▸ Short problem
Produce a word-for-word copy of the listing below without its pictures.

▸ Data provided
- - -

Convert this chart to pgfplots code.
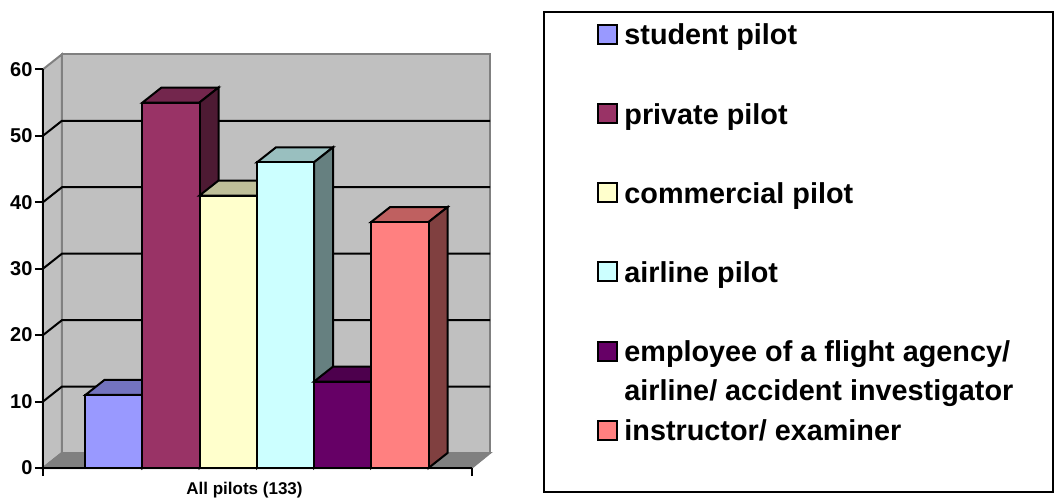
\documentclass[border=0pt]{standalone}
\usepackage{pgfplots}
\pgfplotsset{compat=1.18}
\usepackage{fontspec}
\setmainfont{Liberation Sans}
\definecolor{wall}{HTML}{C0C0C0}
\definecolor{edge}{HTML}{808080}
\definecolor{sA}{HTML}{9999FF}\definecolor{tA}{HTML}{7373BF}\definecolor{rA}{HTML}{4D4D80}
\definecolor{sB}{HTML}{993366}\definecolor{tB}{HTML}{73264D}\definecolor{rB}{HTML}{4D1A33}
\definecolor{sC}{HTML}{FFFFCC}\definecolor{tC}{HTML}{BFBF99}\definecolor{rC}{HTML}{808066}
\definecolor{sD}{HTML}{CCFFFF}\definecolor{tD}{HTML}{99BFBF}\definecolor{rD}{HTML}{668080}
\definecolor{sE}{HTML}{660066}\definecolor{tE}{HTML}{4D004D}\definecolor{rE}{HTML}{330033}
\definecolor{sF}{HTML}{FF8080}\definecolor{tF}{HTML}{BF6060}\definecolor{rF}{HTML}{804040}
\begin{document}
\begin{tikzpicture}
\useasboundingbox (-43pt,-33pt) rectangle (1012pt,468pt);
\begin{axis}[
  scale only axis, width=428.5pt, height=398.7pt,
  anchor=south west, at={(0pt,0pt)},
  xmin=43, xmax=471.5, ymin=0, ymax=60,
  clip=false, axis on top,
  axis x line=bottom, axis y line=left,
  axis line style={black, line width=2pt, -},
  every tick/.style={black, line width=2pt},
  tick align=outside, major tick length=8pt,
  xtick={43,471.5}, xticklabels={},
  ytick={0,10,20,30,40,50,60},
  /pgf/number format/assume math mode=true,
  yticklabel style={font=\fontsize{20}{22}\selectfont\bfseries, xshift=1pt},
  xlabel={All pilots (133)},
  xlabel style={at={(axis cs:244.5,-3.3)}, anchor=center, font=\fontsize{17}{20}\selectfont\bfseries},
  legend cell align=left,
  legend image code/.code={\draw[#1, line width=2pt] (0pt,0.5pt) rectangle (19pt,19.5pt); \path (26pt,0pt);},
  legend style={at={(axis cs:597,66.85)}, anchor=north west, draw=none, fill=none, inner sep=0pt,
    font=\fontsize{28.8}{39.5}\selectfont\bfseries, row sep=52.2pt,
    nodes={inner sep=0pt, align=left, text depth=6pt}},
]
% walls and floor
\addplot[forget plot, fill=wall, draw=edge, line width=2pt] coordinates {(62,2.257)(490,2.257)(490,62.257)(62,62.257)} --cycle;
\addplot[forget plot, fill=wall, draw=edge, line width=2pt] coordinates {(43,0)(62,2.257)(62,62.257)(43,60)} --cycle;
\addplot[forget plot, fill=edge, draw=edge, line width=2pt] coordinates {(43,0)(62,2.257)(490,2.257)(471.5,0)} --cycle;
% gridlines
\addplot[forget plot, black, line width=2pt] coordinates {(43,10)(62,12.257)(490,12.257)};
\addplot[forget plot, black, line width=2pt] coordinates {(43,20)(62,22.257)(490,22.257)};
\addplot[forget plot, black, line width=2pt] coordinates {(43,30)(62,32.257)(490,32.257)};
\addplot[forget plot, black, line width=2pt] coordinates {(43,40)(62,42.257)(490,42.257)};
\addplot[forget plot, black, line width=2pt] coordinates {(43,50)(62,52.257)(490,52.257)};
% student pilot, 11
\addplot[forget plot, fill=tA, draw=black, line width=2pt] coordinates {(85.5,11)(142.5,11)(161.5,13.257)(104.5,13.257)} --cycle;
\addplot[forget plot, fill=rA, draw=black, line width=2pt] coordinates {(142.5,0)(161.5,2.257)(161.5,13.257)(142.5,11)} --cycle;
\addplot[forget plot, fill=sA, draw=black, line width=2pt] coordinates {(85.5,0)(142.5,0)(142.5,11)(85.5,11)} --cycle;
% private pilot, 55
\addplot[forget plot, fill=tB, draw=black, line width=2pt] coordinates {(142.5,55)(199.5,55)(218.5,57.257)(161.5,57.257)} --cycle;
\addplot[forget plot, fill=rB, draw=black, line width=2pt] coordinates {(199.5,0)(218.5,2.257)(218.5,57.257)(199.5,55)} --cycle;
\addplot[forget plot, fill=sB, draw=black, line width=2pt] coordinates {(142.5,0)(199.5,0)(199.5,55)(142.5,55)} --cycle;
% commercial pilot, 41
\addplot[forget plot, fill=tC, draw=black, line width=2pt] coordinates {(199.5,41)(257,41)(276,43.257)(218.5,43.257)} --cycle;
\addplot[forget plot, fill=rC, draw=black, line width=2pt] coordinates {(257,0)(276,2.257)(276,43.257)(257,41)} --cycle;
\addplot[forget plot, fill=sC, draw=black, line width=2pt] coordinates {(199.5,0)(257,0)(257,41)(199.5,41)} --cycle;
% airline pilot, 46
\addplot[forget plot, fill=tD, draw=black, line width=2pt] coordinates {(257,46)(314,46)(333,48.257)(276,48.257)} --cycle;
\addplot[forget plot, fill=rD, draw=black, line width=2pt] coordinates {(314,0)(333,2.257)(333,48.257)(314,46)} --cycle;
\addplot[forget plot, fill=sD, draw=black, line width=2pt] coordinates {(257,0)(314,0)(314,46)(257,46)} --cycle;
% employee, 13
\addplot[forget plot, fill=tE, draw=black, line width=2pt] coordinates {(314,13)(371,13)(390,15.257)(333,15.257)} --cycle;
\addplot[forget plot, fill=rE, draw=black, line width=2pt] coordinates {(371,0)(390,2.257)(390,15.257)(371,13)} --cycle;
\addplot[forget plot, fill=sE, draw=black, line width=2pt] coordinates {(314,0)(371,0)(371,13)(314,13)} --cycle;
% instructor, 37
\addplot[forget plot, fill=tF, draw=black, line width=2pt] coordinates {(371,37)(428.5,37)(447.5,39.257)(390,39.257)} --cycle;
\addplot[forget plot, fill=rF, draw=black, line width=2pt] coordinates {(428.5,0)(447.5,2.257)(447.5,39.257)(428.5,37)} --cycle;
\addplot[forget plot, fill=sF, draw=black, line width=2pt] coordinates {(371,0)(428.5,0)(428.5,37)(371,37)} --cycle;
% legend
\addlegendimage{fill=sA, draw=black, yshift=-7pt}\addlegendentry{student pilot}
\addlegendimage{fill=sB, draw=black, yshift=-7pt}\addlegendentry{private pilot}
\addlegendimage{fill=sC, draw=black, yshift=-7pt}\addlegendentry{commercial pilot}
\addlegendimage{fill=sD, draw=black, yshift=-7pt}\addlegendentry{airline pilot}
\addlegendimage{fill=sE, draw=black, yshift=-7pt}\addlegendentry{\rlap{employee of a flight agency/}\raisebox{-39.5pt}[0pt][0pt]{airline/ accident investigator}}
\addlegendimage{fill=sF, draw=black, yshift=-7pt}\addlegendentry{instructor/ examiner}
\end{axis}
\draw[black, line width=2pt] (501pt,-23.7pt) rectangle (1010pt,456.3pt);
\end{tikzpicture}
\end{document}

- - -

▸ Solution to the exercise
Convert this chart to pgfplots code.
\documentclass[border=0pt]{standalone}
\usepackage{pgfplots}
\pgfplotsset{compat=1.18}
\usepackage{fontspec}
\setmainfont{Liberation Sans}
\definecolor{wall}{HTML}{C0C0C0}
\definecolor{edge}{HTML}{808080}
\definecolor{sA}{HTML}{9999FF}\definecolor{tA}{HTML}{7373BF}\definecolor{rA}{HTML}{4D4D80}
\definecolor{sB}{HTML}{993366}\definecolor{tB}{HTML}{73264D}\definecolor{rB}{HTML}{4D1A33}
\definecolor{sC}{HTML}{FFFFCC}\definecolor{tC}{HTML}{BFBF99}\definecolor{rC}{HTML}{808066}
\definecolor{sD}{HTML}{CCFFFF}\definecolor{tD}{HTML}{99BFBF}\definecolor{rD}{HTML}{668080}
\definecolor{sE}{HTML}{660066}\definecolor{tE}{HTML}{4D004D}\definecolor{rE}{HTML}{330033}
\definecolor{sF}{HTML}{FF8080}\definecolor{tF}{HTML}{BF6060}\definecolor{rF}{HTML}{804040}
\begin{document}
\begin{tikzpicture}
\useasboundingbox (-43pt,-33pt) rectangle (1012pt,468pt);
\begin{axis}[
  scale only axis, width=428.5pt, height=398.7pt,
  anchor=south west, at={(0pt,0pt)},
  xmin=43, xmax=471.5, ymin=0, ymax=60,
  clip=false, axis on top,
  axis x line=bottom, axis y line=left,
  axis line style={black, line width=2pt, -},
  every tick/.style={black, line width=2pt},
  tick align=outside, major tick length=8pt,
  xtick={43,471.5}, xticklabels={},
  ytick={0,10,20,30,40,50,60},
  /pgf/number format/assume math mode=true,
  yticklabel style={font=\fontsize{20}{22}\selectfont\bfseries, xshift=1pt},
  xlabel={All pilots (133)},
  xlabel style={at={(axis cs:244.5,-3.3)}, anchor=center, font=\fontsize{17}{20}\selectfont\bfseries},
  legend cell align=left,
  legend image code/.code={\draw[#1, line width=2pt] (0pt,0.5pt) rectangle (19pt,19.5pt); \path (26pt,0pt);},
  legend style={at={(axis cs:597,66.85)}, anchor=north west, draw=none, fill=none, inner sep=0pt,
    font=\fontsize{28.8}{39.5}\selectfont\bfseries, row sep=52.2pt,
    nodes={inner sep=0pt, align=left, text depth=6pt}},
]
% walls and floor
\addplot[forget plot, fill=wall, draw=edge, line width=2pt] coordinates {(62,2.257)(490,2.257)(490,62.257)(62,62.257)} --cycle;
\addplot[forget plot, fill=wall, draw=edge, line width=2pt] coordinates {(43,0)(62,2.257)(62,62.257)(43,60)} --cycle;
\addplot[forget plot, fill=edge, draw=edge, line width=2pt] coordinates {(43,0)(62,2.257)(490,2.257)(471.5,0)} --cycle;
% gridlines
\addplot[forget plot, black, line width=2pt] coordinates {(43,10)(62,12.257)(490,12.257)};
\addplot[forget plot, black, line width=2pt] coordinates {(43,20)(62,22.257)(490,22.257)};
\addplot[forget plot, black, line width=2pt] coordinates {(43,30)(62,32.257)(490,32.257)};
\addplot[forget plot, black, line width=2pt] coordinates {(43,40)(62,42.257)(490,42.257)};
\addplot[forget plot, black, line width=2pt] coordinates {(43,50)(62,52.257)(490,52.257)};
% student pilot, 11
\addplot[forget plot, fill=tA, draw=black, line width=2pt] coordinates {(85.5,11)(142.5,11)(161.5,13.257)(104.5,13.257)} --cycle;
\addplot[forget plot, fill=rA, draw=black, line width=2pt] coordinates {(142.5,0)(161.5,2.257)(161.5,13.257)(142.5,11)} --cycle;
\addplot[forget plot, fill=sA, draw=black, line width=2pt] coordinates {(85.5,0)(142.5,0)(142.5,11)(85.5,11)} --cycle;
% private pilot, 55
\addplot[forget plot, fill=tB, draw=black, line width=2pt] coordinates {(142.5,55)(199.5,55)(218.5,57.257)(161.5,57.257)} --cycle;
\addplot[forget plot, fill=rB, draw=black, line width=2pt] coordinates {(199.5,0)(218.5,2.257)(218.5,57.257)(199.5,55)} --cycle;
\addplot[forget plot, fill=sB, draw=black, line width=2pt] coordinates {(142.5,0)(199.5,0)(199.5,55)(142.5,55)} --cycle;
% commercial pilot, 41
\addplot[forget plot, fill=tC, draw=black, line width=2pt] coordinates {(199.5,41)(257,41)(276,43.257)(218.5,43.257)} --cycle;
\addplot[forget plot, fill=rC, draw=black, line width=2pt] coordinates {(257,0)(276,2.257)(276,43.257)(257,41)} --cycle;
\addplot[forget plot, fill=sC, draw=black, line width=2pt] coordinates {(199.5,0)(257,0)(257,41)(199.5,41)} --cycle;
% airline pilot, 46
\addplot[forget plot, fill=tD, draw=black, line width=2pt] coordinates {(257,46)(314,46)(333,48.257)(276,48.257)} --cycle;
\addplot[forget plot, fill=rD, draw=black, line width=2pt] coordinates {(314,0)(333,2.257)(333,48.257)(314,46)} --cycle;
\addplot[forget plot, fill=sD, draw=black, line width=2pt] coordinates {(257,0)(314,0)(314,46)(257,46)} --cycle;
% employee, 13
\addplot[forget plot, fill=tE, draw=black, line width=2pt] coordinates {(314,13)(371,13)(390,15.257)(333,15.257)} --cycle;
\addplot[forget plot, fill=rE, draw=black, line width=2pt] coordinates {(371,0)(390,2.257)(390,15.257)(371,13)} --cycle;
\addplot[forget plot, fill=sE, draw=black, line width=2pt] coordinates {(314,0)(371,0)(371,13)(314,13)} --cycle;
% instructor, 37
\addplot[forget plot, fill=tF, draw=black, line width=2pt] coordinates {(371,37)(428.5,37)(447.5,39.257)(390,39.257)} --cycle;
\addplot[forget plot, fill=rF, draw=black, line width=2pt] coordinates {(428.5,0)(447.5,2.257)(447.5,39.257)(428.5,37)} --cycle;
\addplot[forget plot, fill=sF, draw=black, line width=2pt] coordinates {(371,0)(428.5,0)(428.5,37)(371,37)} --cycle;
% legend
\addlegendimage{fill=sA, draw=black, yshift=-7pt}\addlegendentry{student pilot}
\addlegendimage{fill=sB, draw=black, yshift=-7pt}\addlegendentry{private pilot}
\addlegendimage{fill=sC, draw=black, yshift=-7pt}\addlegendentry{commercial pilot}
\addlegendimage{fill=sD, draw=black, yshift=-7pt}\addlegendentry{airline pilot}
\addlegendimage{fill=sE, draw=black, yshift=-7pt}\addlegendentry{\rlap{employee of a flight agency/}\raisebox{-39.5pt}[0pt][0pt]{airline/ accident investigator}}
\addlegendimage{fill=sF, draw=black, yshift=-7pt}\addlegendentry{instructor/ examiner}
\end{axis}
\draw[black, line width=2pt] (501pt,-23.7pt) rectangle (1010pt,456.3pt);
\end{tikzpicture}
\end{document}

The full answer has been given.